Third Committee Member Affiliation

HSU Faculty or Staff

Subject Categories

Geology

Abstract

The Pullen and Saint George formations are coeval late Miocene-early Pliocene sedimentary formations in northwestern California. The type localities of both formations were studied from a micropaleontologic perspective that focused primarily on Foraminifera, but with additional observations of other fossil groups to reconstruct their past depositional environments. The results obtained in this study provided a photomicrographic inventory of the microfossils from both formations, aided in investigating changes in paleobathymetry of the formations during the late Miocene and early Pliocene based on Foraminifera, and allowed for interpretation of paleoecological signals from the foraminiferan associations.

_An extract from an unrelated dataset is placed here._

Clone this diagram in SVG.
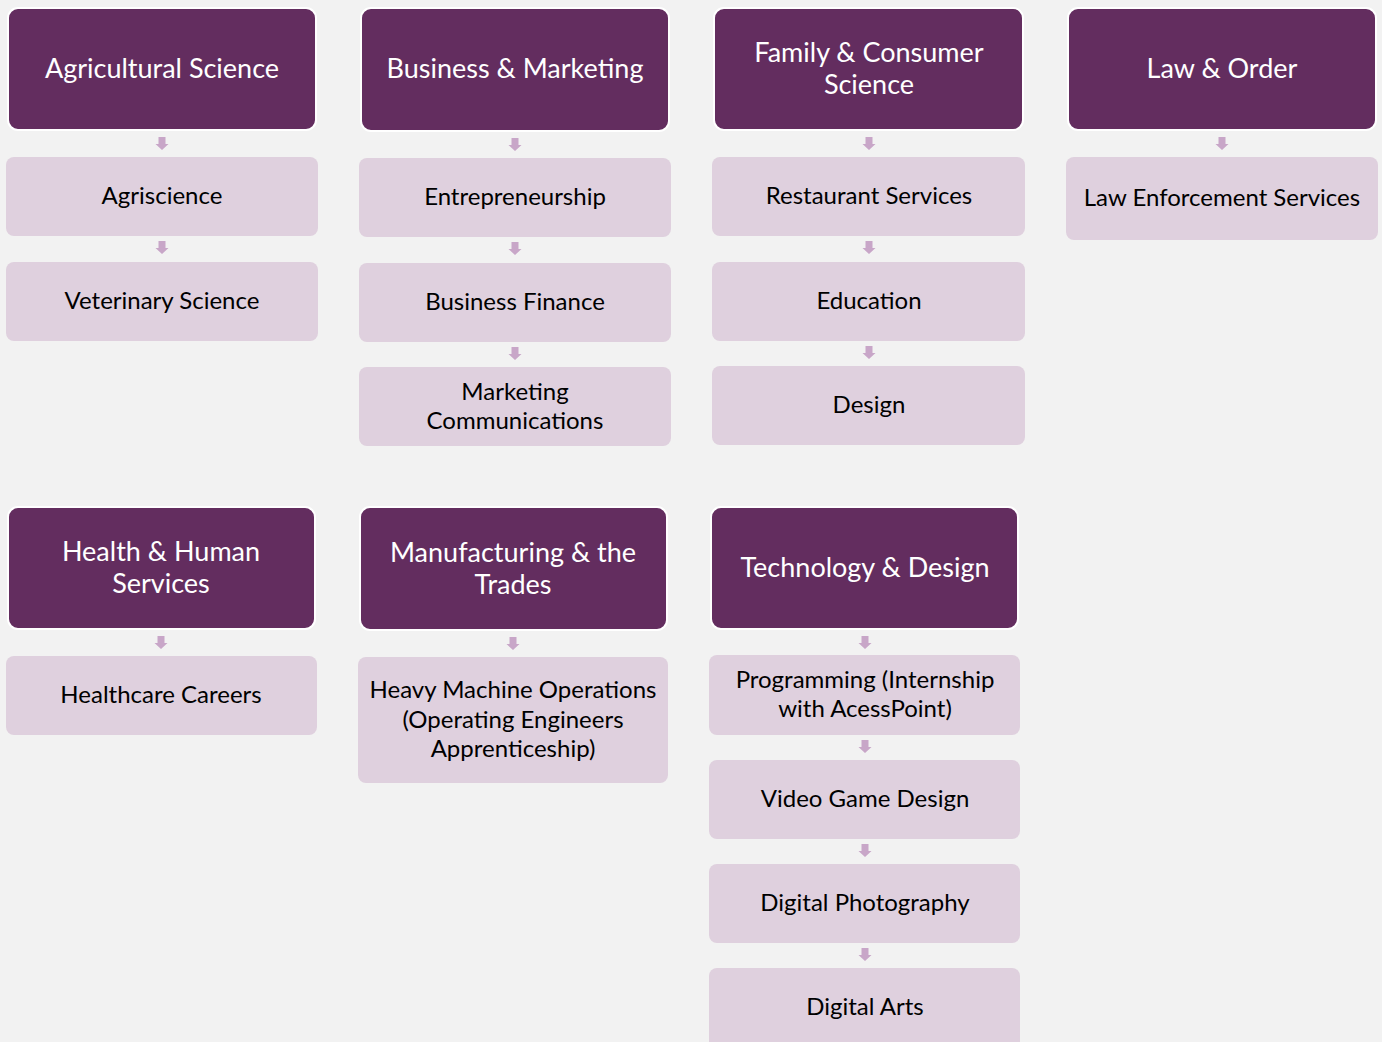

Foraminifera have not been previously described in the Saint George Formation and the Foraminifera of the section of the Pullen included this study had not been described in detail.

A monospecific association of Elphidium sp. was found in the Saint George Formation. This fact, coupled with the composition of the molluscan fauna, indicates that the strata of the Saint George Formation were deposited in a sheltered, likely brackish, shallow embayment. Sterrasters from the demosponge Geodia were also found, and also had not been previously described from the Saint George.

Foraminiferan associations in the Pullen Formation point to mid-to-lower bathyal depositional environments, supporting the interpretation of rapid subsidence near the Miocene-Pliocene boundary, followed by a slowly deepening environment following the initial subsidence. Foraminiferan evidence also suggests that periods of prolonged anoxia may have occurred during the deposition of the Pullen.